• [Provided material]
· · · ·

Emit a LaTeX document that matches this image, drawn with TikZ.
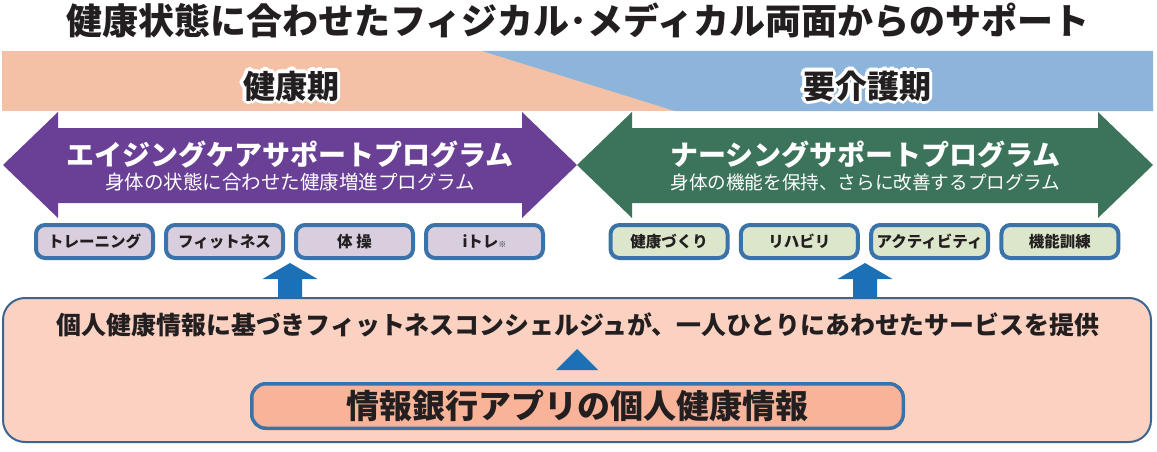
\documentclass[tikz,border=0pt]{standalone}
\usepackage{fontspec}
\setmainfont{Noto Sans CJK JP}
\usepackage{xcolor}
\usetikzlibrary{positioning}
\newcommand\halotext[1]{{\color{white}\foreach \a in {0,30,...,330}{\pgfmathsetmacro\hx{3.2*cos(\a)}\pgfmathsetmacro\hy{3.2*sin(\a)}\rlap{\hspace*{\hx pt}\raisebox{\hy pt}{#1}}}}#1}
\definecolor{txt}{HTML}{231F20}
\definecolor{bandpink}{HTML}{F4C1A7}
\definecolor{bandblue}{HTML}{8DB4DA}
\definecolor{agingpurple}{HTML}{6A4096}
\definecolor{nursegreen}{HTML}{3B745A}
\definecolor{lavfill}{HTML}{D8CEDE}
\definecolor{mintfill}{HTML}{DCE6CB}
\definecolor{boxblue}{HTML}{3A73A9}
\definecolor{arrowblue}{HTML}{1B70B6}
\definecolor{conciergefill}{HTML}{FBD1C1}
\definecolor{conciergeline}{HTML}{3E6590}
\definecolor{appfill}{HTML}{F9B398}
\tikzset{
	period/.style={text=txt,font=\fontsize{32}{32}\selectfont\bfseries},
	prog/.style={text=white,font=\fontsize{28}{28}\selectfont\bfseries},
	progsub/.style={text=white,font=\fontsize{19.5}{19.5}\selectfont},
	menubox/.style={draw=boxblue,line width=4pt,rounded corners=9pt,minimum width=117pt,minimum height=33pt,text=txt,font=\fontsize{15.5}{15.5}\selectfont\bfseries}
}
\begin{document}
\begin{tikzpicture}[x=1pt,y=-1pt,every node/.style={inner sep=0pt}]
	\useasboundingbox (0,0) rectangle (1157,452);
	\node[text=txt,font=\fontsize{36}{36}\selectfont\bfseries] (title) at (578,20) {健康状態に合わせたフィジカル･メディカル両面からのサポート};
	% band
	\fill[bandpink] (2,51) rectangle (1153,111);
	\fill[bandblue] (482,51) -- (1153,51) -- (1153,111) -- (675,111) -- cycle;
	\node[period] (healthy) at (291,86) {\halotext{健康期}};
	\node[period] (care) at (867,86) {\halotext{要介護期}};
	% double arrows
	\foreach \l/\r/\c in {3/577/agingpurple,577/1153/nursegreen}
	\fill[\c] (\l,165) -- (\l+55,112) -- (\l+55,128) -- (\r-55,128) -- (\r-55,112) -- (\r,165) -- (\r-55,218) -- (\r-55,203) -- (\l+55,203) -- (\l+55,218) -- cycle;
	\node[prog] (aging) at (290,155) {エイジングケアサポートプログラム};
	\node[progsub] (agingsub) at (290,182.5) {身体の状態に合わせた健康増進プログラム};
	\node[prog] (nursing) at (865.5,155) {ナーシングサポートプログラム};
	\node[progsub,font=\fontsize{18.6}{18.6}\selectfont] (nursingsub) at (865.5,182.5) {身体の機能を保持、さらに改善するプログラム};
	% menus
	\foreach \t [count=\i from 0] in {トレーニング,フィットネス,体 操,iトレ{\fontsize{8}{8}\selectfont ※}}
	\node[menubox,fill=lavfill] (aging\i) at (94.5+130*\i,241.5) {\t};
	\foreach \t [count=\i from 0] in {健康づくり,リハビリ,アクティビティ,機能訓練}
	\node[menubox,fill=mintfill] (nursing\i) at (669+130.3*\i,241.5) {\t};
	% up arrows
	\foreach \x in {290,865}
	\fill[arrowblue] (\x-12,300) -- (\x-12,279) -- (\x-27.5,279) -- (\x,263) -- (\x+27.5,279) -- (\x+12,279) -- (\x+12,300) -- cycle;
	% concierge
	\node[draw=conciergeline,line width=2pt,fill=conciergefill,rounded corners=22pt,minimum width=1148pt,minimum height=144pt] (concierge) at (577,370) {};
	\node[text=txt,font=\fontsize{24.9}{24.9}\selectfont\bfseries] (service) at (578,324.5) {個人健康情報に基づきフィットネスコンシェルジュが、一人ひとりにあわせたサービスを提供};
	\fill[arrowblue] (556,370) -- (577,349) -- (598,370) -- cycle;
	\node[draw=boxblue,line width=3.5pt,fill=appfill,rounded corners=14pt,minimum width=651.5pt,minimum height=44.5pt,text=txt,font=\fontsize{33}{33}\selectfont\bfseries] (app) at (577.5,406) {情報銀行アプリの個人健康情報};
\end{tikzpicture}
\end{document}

· · · ·

• [Prompt]
All of the material above should be reproduced exactly, except the pictures.

• [Written answer]
Emit a LaTeX document that matches this image, drawn with TikZ.
\documentclass[tikz,border=0pt]{standalone}
\usepackage{fontspec}
\setmainfont{Noto Sans CJK JP}
\usepackage{xcolor}
\usetikzlibrary{positioning}
\newcommand\halotext[1]{{\color{white}\foreach \a in {0,30,...,330}{\pgfmathsetmacro\hx{3.2*cos(\a)}\pgfmathsetmacro\hy{3.2*sin(\a)}\rlap{\hspace*{\hx pt}\raisebox{\hy pt}{#1}}}}#1}
\definecolor{txt}{HTML}{231F20}
\definecolor{bandpink}{HTML}{F4C1A7}
\definecolor{bandblue}{HTML}{8DB4DA}
\definecolor{agingpurple}{HTML}{6A4096}
\definecolor{nursegreen}{HTML}{3B745A}
\definecolor{lavfill}{HTML}{D8CEDE}
\definecolor{mintfill}{HTML}{DCE6CB}
\definecolor{boxblue}{HTML}{3A73A9}
\definecolor{arrowblue}{HTML}{1B70B6}
\definecolor{conciergefill}{HTML}{FBD1C1}
\definecolor{conciergeline}{HTML}{3E6590}
\definecolor{appfill}{HTML}{F9B398}
\tikzset{
	period/.style={text=txt,font=\fontsize{32}{32}\selectfont\bfseries},
	prog/.style={text=white,font=\fontsize{28}{28}\selectfont\bfseries},
	progsub/.style={text=white,font=\fontsize{19.5}{19.5}\selectfont},
	menubox/.style={draw=boxblue,line width=4pt,rounded corners=9pt,minimum width=117pt,minimum height=33pt,text=txt,font=\fontsize{15.5}{15.5}\selectfont\bfseries}
}
\begin{document}
\begin{tikzpicture}[x=1pt,y=-1pt,every node/.style={inner sep=0pt}]
	\useasboundingbox (0,0) rectangle (1157,452);
	\node[text=txt,font=\fontsize{36}{36}\selectfont\bfseries] (title) at (578,20) {健康状態に合わせたフィジカル･メディカル両面からのサポート};
	% band
	\fill[bandpink] (2,51) rectangle (1153,111);
	\fill[bandblue] (482,51) -- (1153,51) -- (1153,111) -- (675,111) -- cycle;
	\node[period] (healthy) at (291,86) {\halotext{健康期}};
	\node[period] (care) at (867,86) {\halotext{要介護期}};
	% double arrows
	\foreach \l/\r/\c in {3/577/agingpurple,577/1153/nursegreen}
	\fill[\c] (\l,165) -- (\l+55,112) -- (\l+55,128) -- (\r-55,128) -- (\r-55,112) -- (\r,165) -- (\r-55,218) -- (\r-55,203) -- (\l+55,203) -- (\l+55,218) -- cycle;
	\node[prog] (aging) at (290,155) {エイジングケアサポートプログラム};
	\node[progsub] (agingsub) at (290,182.5) {身体の状態に合わせた健康増進プログラム};
	\node[prog] (nursing) at (865.5,155) {ナーシングサポートプログラム};
	\node[progsub,font=\fontsize{18.6}{18.6}\selectfont] (nursingsub) at (865.5,182.5) {身体の機能を保持、さらに改善するプログラム};
	% menus
	\foreach \t [count=\i from 0] in {トレーニング,フィットネス,体 操,iトレ{\fontsize{8}{8}\selectfont ※}}
	\node[menubox,fill=lavfill] (aging\i) at (94.5+130*\i,241.5) {\t};
	\foreach \t [count=\i from 0] in {健康づくり,リハビリ,アクティビティ,機能訓練}
	\node[menubox,fill=mintfill] (nursing\i) at (669+130.3*\i,241.5) {\t};
	% up arrows
	\foreach \x in {290,865}
	\fill[arrowblue] (\x-12,300) -- (\x-12,279) -- (\x-27.5,279) -- (\x,263) -- (\x+27.5,279) -- (\x+12,279) -- (\x+12,300) -- cycle;
	% concierge
	\node[draw=conciergeline,line width=2pt,fill=conciergefill,rounded corners=22pt,minimum width=1148pt,minimum height=144pt] (concierge) at (577,370) {};
	\node[text=txt,font=\fontsize{24.9}{24.9}\selectfont\bfseries] (service) at (578,324.5) {個人健康情報に基づきフィットネスコンシェルジュが、一人ひとりにあわせたサービスを提供};
	\fill[arrowblue] (556,370) -- (577,349) -- (598,370) -- cycle;
	\node[draw=boxblue,line width=3.5pt,fill=appfill,rounded corners=14pt,minimum width=651.5pt,minimum height=44.5pt,text=txt,font=\fontsize{33}{33}\selectfont\bfseries] (app) at (577.5,406) {情報銀行アプリの個人健康情報};
\end{tikzpicture}
\end{document}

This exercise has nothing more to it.